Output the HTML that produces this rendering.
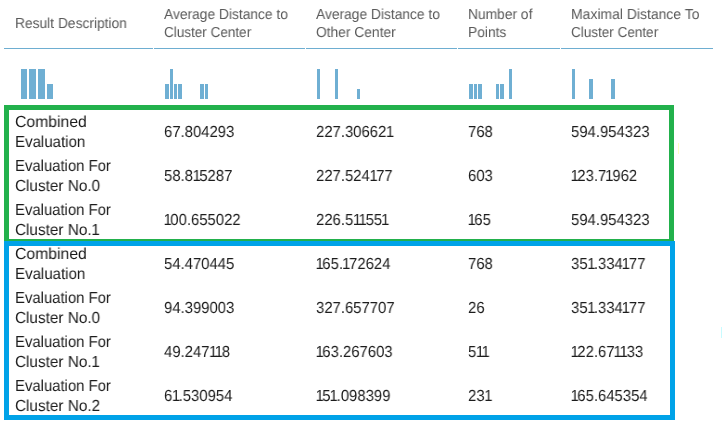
<!DOCTYPE html>
<html><head><meta charset="utf-8"><title>Cluster evaluation</title>
<style>
html,body{margin:0;padding:0;background:#fff;}
body{width:727px;height:423px;position:relative;overflow:hidden;font-family:"Liberation Sans",sans-serif;}
.t{position:absolute;white-space:nowrap;line-height:20px;height:20px;transform-origin:0 0;will-change:transform;text-rendering:geometricPrecision;}
.h{font-size:14.5px;color:#5a5a5a;transform:scaleX(0.951);}
.c{font-size:16px;color:#1c1c1c;transform:scaleX(0.929);}
i{font-style:normal;margin:0 -1.2px;}
.c>i:first-child{margin:0 -1.7px 0 -0.4px;}
.b{position:absolute;background:#6fafd3;}
.ln{position:absolute;top:48px;height:1px;background:#6eaed1;}
.g{position:absolute;left:4px;top:105px;width:660px;height:129px;border:5px solid #22b14c;}
.bl{position:absolute;left:4px;top:241px;width:661px;height:169px;border:5px solid #00a2e8;}
</style></head><body>

<div class="ln" style="left:4px;width:149px"></div>
<div class="ln" style="left:154px;width:151px"></div>
<div class="ln" style="left:306px;width:151px"></div>
<div class="ln" style="left:458px;width:102px"></div>
<div class="ln" style="left:561px;width:152px"></div>
<div class="t h" style="left:15px;top:14px">Result Description</div>
<div class="t h" style="left:164px;top:5px">Average Distance to</div>
<div class="t h" style="left:164px;top:23px;transform:scaleX(0.9320)">Cluster Center</div>
<div class="t h" style="left:316px;top:5px">Average Distance to</div>
<div class="t h" style="left:316px;top:23px">Other Center</div>
<div class="t h" style="left:468px;top:5px">Number of</div>
<div class="t h" style="left:468px;top:23px">Points</div>
<div class="t h" style="left:571px;top:5px;transform:scaleX(0.9624)">Maximal Distance To</div>
<div class="t h" style="left:571px;top:23px;transform:scaleX(0.9320)">Cluster Center</div>
<div class="b" style="left:21px;top:69px;width:6px;height:30px"></div>
<div class="b" style="left:29px;top:69px;width:7px;height:30px"></div>
<div class="b" style="left:38px;top:69px;width:7px;height:30px"></div>
<div class="b" style="left:47px;top:84px;width:6px;height:15px"></div>
<div class="b" style="left:165px;top:84px;width:4px;height:15px"></div>
<div class="b" style="left:170px;top:69px;width:3px;height:30px"></div>
<div class="b" style="left:174px;top:84px;width:3px;height:15px"></div>
<div class="b" style="left:178px;top:84px;width:4px;height:15px"></div>
<div class="b" style="left:200px;top:84px;width:4px;height:15px"></div>
<div class="b" style="left:205px;top:84px;width:3px;height:15px"></div>
<div class="b" style="left:317px;top:69px;width:3px;height:30px"></div>
<div class="b" style="left:335px;top:69px;width:3px;height:30px"></div>
<div class="b" style="left:357px;top:89px;width:3px;height:10px"></div>
<div class="b" style="left:469px;top:84px;width:4px;height:15px"></div>
<div class="b" style="left:474px;top:84px;width:3px;height:15px"></div>
<div class="b" style="left:478px;top:84px;width:4px;height:15px"></div>
<div class="b" style="left:496px;top:84px;width:3px;height:15px"></div>
<div class="b" style="left:500px;top:84px;width:4px;height:15px"></div>
<div class="b" style="left:509px;top:69px;width:3px;height:30px"></div>
<div class="b" style="left:572px;top:69px;width:3px;height:30px"></div>
<div class="b" style="left:589px;top:79px;width:4px;height:20px"></div>
<div class="b" style="left:611px;top:79px;width:4px;height:20px"></div>
<div class="g"></div><div class="bl"></div>
<div style="position:absolute;left:678px;top:143px;width:1px;height:11px;background:#ffffc4"></div>
<div style="position:absolute;left:721px;top:327px;width:1px;height:11px;background:#c8fbff"></div>
<div class="t c" style="left:15px;top:113px;transform:scaleX(0.9838)">Combined</div>
<div class="t c" style="left:15px;top:133px;transform:scaleX(0.9401)">Evaluation</div>
<div class="t c" style="left:164px;top:123px">67.804293</div>
<div class="t c" style="left:316px;top:123px">227.30662<i>1</i></div>
<div class="t c" style="left:468px;top:123px">768</div>
<div class="t c" style="left:571px;top:123px">594.954323</div>
<div class="t c" style="left:15px;top:157px">Evaluation For</div>
<div class="t c" style="left:15px;top:177px;transform:scaleX(0.9569)">Cluster No.0</div>
<div class="t c" style="left:164px;top:167px">58.8<i>1</i>5287</div>
<div class="t c" style="left:316px;top:167px">227.524<i>1</i>77</div>
<div class="t c" style="left:468px;top:167px">603</div>
<div class="t c" style="left:571px;top:167px"><i>1</i>23.7<i>1</i>962</div>
<div class="t c" style="left:15px;top:201px">Evaluation For</div>
<div class="t c" style="left:15px;top:221px;transform:scaleX(0.9569)">Cluster No.<i>1</i></div>
<div class="t c" style="left:164px;top:211px"><i>1</i>00.655022</div>
<div class="t c" style="left:316px;top:211px">226.5<i>1</i><i>1</i>55<i>1</i></div>
<div class="t c" style="left:468px;top:211px"><i>1</i>65</div>
<div class="t c" style="left:571px;top:211px">594.954323</div>
<div class="t c" style="left:15px;top:245px;transform:scaleX(0.9838)">Combined</div>
<div class="t c" style="left:15px;top:265px;transform:scaleX(0.9401)">Evaluation</div>
<div class="t c" style="left:164px;top:255px">54.470445</div>
<div class="t c" style="left:316px;top:255px"><i>1</i>65.<i>1</i>72624</div>
<div class="t c" style="left:468px;top:255px">768</div>
<div class="t c" style="left:571px;top:255px">35<i>1</i>.334<i>1</i>77</div>
<div class="t c" style="left:15px;top:289px">Evaluation For</div>
<div class="t c" style="left:15px;top:309px;transform:scaleX(0.9569)">Cluster No.0</div>
<div class="t c" style="left:164px;top:299px">94.399003</div>
<div class="t c" style="left:316px;top:299px">327.657707</div>
<div class="t c" style="left:468px;top:299px">26</div>
<div class="t c" style="left:571px;top:299px">35<i>1</i>.334<i>1</i>77</div>
<div class="t c" style="left:15px;top:333px">Evaluation For</div>
<div class="t c" style="left:15px;top:353px;transform:scaleX(0.9569)">Cluster No.<i>1</i></div>
<div class="t c" style="left:164px;top:343px">49.247<i>1</i><i>1</i>8</div>
<div class="t c" style="left:316px;top:343px"><i>1</i>63.267603</div>
<div class="t c" style="left:468px;top:343px">5<i>1</i><i>1</i></div>
<div class="t c" style="left:571px;top:343px"><i>1</i>22.67<i>1</i><i>1</i>33</div>
<div class="t c" style="left:15px;top:377px">Evaluation For</div>
<div class="t c" style="left:15px;top:397px;transform:scaleX(0.9569)">Cluster No.2</div>
<div class="t c" style="left:164px;top:387px">6<i>1</i>.530954</div>
<div class="t c" style="left:316px;top:387px"><i>1</i>5<i>1</i>.098399</div>
<div class="t c" style="left:468px;top:387px">23<i>1</i></div>
<div class="t c" style="left:571px;top:387px"><i>1</i>65.645354</div>
</body></html>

- **What you have to do**
Pick out every line holding the string "rendering" and return it.

- **Response to this task**
Output the HTML that produces this rendering.
.t{position:absolute;white-space:nowrap;line-height:20px;height:20px;transform-origin:0 0;will-change:transform;text-rendering:geometricPrecision;}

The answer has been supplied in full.